How to Write Copy That Survives the 3-Second Skim Test

Most copy dies in the first three seconds because it's written for readers who don't exist.

We imagine someone sitting down, coffee in hand, ready to absorb our carefully constructed narrative. The reality is harsher: people are scrolling through email subject lines, scanning landing pages while their Slack notifications ping, glancing at social posts between meetings. They're not reading. They're filtering. Your job isn't to be eloquent—it's to be unmissable.

The 3-second skim test isn't about brevity alone. It's about architecture. A short sentence that buries your point is still invisible. What matters is whether someone moving at speed can extract meaning without stopping.

The Thing Everyone Gets Wrong

Most copywriters lead with context. They explain the problem, build tension, establish why you should care—all before revealing what they're actually selling. This works beautifully in long-form narrative. It fails catastrophically in the skim zone.

When someone has three seconds, they're not asking "What's the problem?" They're asking "Is this for me?" If you spend those three seconds on setup, you've already lost them. They'll move to the next email, the next tab, the next option.

The mistake is assuming that burying your point creates curiosity. Sometimes it does. More often, it creates friction. People skip friction.

Why This Matters More Than You Realize

Here's what actually happens in those three seconds: your reader's brain is running a rapid-fire assessment. Is this relevant? Is it credible? Is it worth my time? These aren't conscious questions. They're pattern-matching exercises happening faster than deliberation.

When your copy leads with the specific, the concrete, the immediately relevant—you're answering those questions before the reader even knows they're asking them. You're giving their brain the signal it needs to stop scrolling.

This isn't about dumbing down your audience. It's about respecting their attention economy. Your reader isn't lazy. They're rationing their focus across dozens of competing demands. Copy that survives the skim test doesn't waste their allocation.

There's also a secondary effect that matters for conversion: clarity builds confidence. When someone can immediately understand what you're offering and why it matters to them, they're more likely to engage further. Obscurity creates doubt.

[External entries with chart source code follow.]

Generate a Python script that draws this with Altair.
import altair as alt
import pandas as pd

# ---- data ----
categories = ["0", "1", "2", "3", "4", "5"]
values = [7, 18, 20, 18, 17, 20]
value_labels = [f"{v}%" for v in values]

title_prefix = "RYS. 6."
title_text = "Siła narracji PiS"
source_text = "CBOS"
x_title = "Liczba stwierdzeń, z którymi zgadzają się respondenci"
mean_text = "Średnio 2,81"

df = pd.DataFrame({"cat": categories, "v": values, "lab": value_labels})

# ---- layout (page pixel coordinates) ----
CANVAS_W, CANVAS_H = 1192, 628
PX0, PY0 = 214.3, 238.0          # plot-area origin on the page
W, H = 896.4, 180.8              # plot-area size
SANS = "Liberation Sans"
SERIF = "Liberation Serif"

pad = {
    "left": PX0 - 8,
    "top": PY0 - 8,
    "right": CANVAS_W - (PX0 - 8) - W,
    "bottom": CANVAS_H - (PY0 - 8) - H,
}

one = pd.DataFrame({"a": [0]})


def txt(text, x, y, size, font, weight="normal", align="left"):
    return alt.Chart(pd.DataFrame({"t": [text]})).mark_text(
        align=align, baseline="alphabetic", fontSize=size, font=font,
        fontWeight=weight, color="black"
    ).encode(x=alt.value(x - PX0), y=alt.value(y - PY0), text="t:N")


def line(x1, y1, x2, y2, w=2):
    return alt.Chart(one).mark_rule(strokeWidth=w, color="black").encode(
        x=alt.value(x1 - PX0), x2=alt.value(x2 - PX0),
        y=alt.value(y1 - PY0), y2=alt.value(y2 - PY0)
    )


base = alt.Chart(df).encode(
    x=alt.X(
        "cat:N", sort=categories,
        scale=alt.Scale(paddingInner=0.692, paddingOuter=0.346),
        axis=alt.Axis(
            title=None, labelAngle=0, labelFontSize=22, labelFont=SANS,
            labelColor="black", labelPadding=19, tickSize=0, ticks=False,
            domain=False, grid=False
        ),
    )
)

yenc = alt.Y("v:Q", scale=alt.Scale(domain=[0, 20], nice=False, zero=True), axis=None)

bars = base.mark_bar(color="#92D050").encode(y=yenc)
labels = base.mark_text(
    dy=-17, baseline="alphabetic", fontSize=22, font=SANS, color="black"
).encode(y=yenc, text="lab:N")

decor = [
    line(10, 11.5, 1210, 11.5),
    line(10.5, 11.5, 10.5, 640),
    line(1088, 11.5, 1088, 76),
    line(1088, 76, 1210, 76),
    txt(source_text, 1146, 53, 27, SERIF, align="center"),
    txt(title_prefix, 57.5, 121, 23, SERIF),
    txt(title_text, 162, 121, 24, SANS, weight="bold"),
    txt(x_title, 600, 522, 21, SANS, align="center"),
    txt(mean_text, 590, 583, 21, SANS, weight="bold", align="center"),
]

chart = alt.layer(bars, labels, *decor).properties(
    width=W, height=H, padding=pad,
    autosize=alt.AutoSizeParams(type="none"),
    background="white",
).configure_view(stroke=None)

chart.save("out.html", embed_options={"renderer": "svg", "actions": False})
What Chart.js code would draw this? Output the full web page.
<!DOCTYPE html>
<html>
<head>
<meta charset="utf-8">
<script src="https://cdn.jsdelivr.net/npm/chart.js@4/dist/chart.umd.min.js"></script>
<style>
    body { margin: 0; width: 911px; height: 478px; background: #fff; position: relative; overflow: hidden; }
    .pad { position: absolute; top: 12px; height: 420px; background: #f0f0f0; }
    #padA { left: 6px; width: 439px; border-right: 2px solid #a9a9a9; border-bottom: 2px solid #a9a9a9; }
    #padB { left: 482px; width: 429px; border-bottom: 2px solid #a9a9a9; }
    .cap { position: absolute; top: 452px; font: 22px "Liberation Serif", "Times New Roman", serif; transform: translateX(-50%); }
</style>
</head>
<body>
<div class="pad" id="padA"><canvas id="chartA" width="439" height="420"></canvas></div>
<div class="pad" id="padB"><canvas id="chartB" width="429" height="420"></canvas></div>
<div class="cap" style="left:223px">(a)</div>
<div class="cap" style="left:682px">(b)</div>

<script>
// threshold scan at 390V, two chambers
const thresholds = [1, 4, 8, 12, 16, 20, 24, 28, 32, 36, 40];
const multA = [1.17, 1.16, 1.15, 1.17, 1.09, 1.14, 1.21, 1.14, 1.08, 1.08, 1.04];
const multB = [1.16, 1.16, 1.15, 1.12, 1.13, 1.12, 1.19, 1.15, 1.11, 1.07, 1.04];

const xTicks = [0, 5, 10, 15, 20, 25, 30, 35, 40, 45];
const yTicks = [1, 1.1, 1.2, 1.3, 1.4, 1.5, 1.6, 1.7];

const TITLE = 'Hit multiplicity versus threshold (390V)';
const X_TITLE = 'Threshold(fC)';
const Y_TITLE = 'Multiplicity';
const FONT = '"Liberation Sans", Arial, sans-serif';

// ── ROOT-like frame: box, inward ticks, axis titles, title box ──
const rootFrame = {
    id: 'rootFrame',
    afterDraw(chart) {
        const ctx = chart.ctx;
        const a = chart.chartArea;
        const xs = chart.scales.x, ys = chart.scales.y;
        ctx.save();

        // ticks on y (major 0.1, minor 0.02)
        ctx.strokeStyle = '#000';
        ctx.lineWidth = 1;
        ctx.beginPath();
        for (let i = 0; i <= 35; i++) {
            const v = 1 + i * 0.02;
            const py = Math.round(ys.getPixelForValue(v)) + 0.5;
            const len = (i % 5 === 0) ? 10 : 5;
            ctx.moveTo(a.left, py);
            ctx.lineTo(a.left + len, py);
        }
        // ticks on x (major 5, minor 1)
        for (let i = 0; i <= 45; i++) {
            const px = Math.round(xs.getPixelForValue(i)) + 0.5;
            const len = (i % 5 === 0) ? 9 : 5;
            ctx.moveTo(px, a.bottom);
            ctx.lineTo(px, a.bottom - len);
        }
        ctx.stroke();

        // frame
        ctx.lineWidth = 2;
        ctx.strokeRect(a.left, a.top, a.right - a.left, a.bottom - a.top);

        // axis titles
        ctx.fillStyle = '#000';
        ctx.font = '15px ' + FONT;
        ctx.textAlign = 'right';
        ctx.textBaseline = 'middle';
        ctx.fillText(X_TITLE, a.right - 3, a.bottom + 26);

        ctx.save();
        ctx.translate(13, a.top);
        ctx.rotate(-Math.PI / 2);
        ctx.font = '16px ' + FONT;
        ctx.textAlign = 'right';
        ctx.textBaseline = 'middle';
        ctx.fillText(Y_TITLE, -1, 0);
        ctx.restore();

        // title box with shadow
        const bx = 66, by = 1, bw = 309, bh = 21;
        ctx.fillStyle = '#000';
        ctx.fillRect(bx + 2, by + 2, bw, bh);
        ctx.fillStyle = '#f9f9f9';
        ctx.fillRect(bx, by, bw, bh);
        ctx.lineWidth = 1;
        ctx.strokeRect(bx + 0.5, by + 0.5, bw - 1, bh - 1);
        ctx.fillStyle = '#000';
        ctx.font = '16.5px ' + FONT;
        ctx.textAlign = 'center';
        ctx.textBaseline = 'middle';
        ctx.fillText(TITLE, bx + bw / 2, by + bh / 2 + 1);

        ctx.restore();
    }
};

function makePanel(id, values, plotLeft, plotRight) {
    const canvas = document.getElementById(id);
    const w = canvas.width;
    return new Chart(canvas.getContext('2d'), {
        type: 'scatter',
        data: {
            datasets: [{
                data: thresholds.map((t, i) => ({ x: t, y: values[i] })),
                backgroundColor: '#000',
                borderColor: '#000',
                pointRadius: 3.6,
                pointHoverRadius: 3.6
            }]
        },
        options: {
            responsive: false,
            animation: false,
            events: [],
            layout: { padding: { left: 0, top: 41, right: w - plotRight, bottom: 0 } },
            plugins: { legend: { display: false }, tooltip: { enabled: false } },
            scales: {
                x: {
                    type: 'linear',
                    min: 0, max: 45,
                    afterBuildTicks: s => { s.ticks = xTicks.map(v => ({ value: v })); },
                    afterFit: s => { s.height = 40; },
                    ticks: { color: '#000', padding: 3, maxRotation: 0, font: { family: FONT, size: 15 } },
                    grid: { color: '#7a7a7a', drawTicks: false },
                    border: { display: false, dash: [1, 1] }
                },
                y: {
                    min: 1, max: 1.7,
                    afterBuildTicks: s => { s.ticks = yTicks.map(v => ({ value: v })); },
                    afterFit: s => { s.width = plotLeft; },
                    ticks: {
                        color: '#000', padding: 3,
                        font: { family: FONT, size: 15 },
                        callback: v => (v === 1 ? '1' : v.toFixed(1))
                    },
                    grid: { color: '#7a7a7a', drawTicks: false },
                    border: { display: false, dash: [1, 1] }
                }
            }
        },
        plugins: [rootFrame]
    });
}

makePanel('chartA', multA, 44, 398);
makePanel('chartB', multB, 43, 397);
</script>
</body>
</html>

Doubt creates abandonment.

What Actually Changes When You See It Clearly

Once you accept that your opening three seconds must deliver your point, everything shifts.

Your headline stops being poetic and becomes declarative. Instead of "The Future of Work Is Here," you write "Reduce meeting time by 40% with automated scheduling." One is atmospheric. One is scannable.

Your first sentence stops warming up the reader and starts answering their implicit question. Instead of "In today's fast-paced business environment," you write "Your team spends 15 hours a week in unnecessary meetings." Specific. Relevant. Impossible to skim past without processing.

Your paragraph structure becomes ruthless. You cut every sentence that doesn't earn its place. You move benefits before features. You put the most important information where eyes naturally land first.

The irony is that this constraint doesn't make copy worse. It makes it better. Forced clarity reveals weak thinking. When you can't hide behind eloquence, you have to actually know what you're saying and why it matters.

This doesn't mean all copy should be utilitarian. Long-form storytelling has its place. But even there, the first three seconds still matter. The difference is that in longer pieces, those three seconds are buying you permission to go deeper—not because you've been clever, but because you've been clear about what's coming.

The brands that win in attention-scarce environments aren't the ones with the best writers. They're the ones who understand that being read is a privilege, not a right. And that privilege is earned in the first three seconds.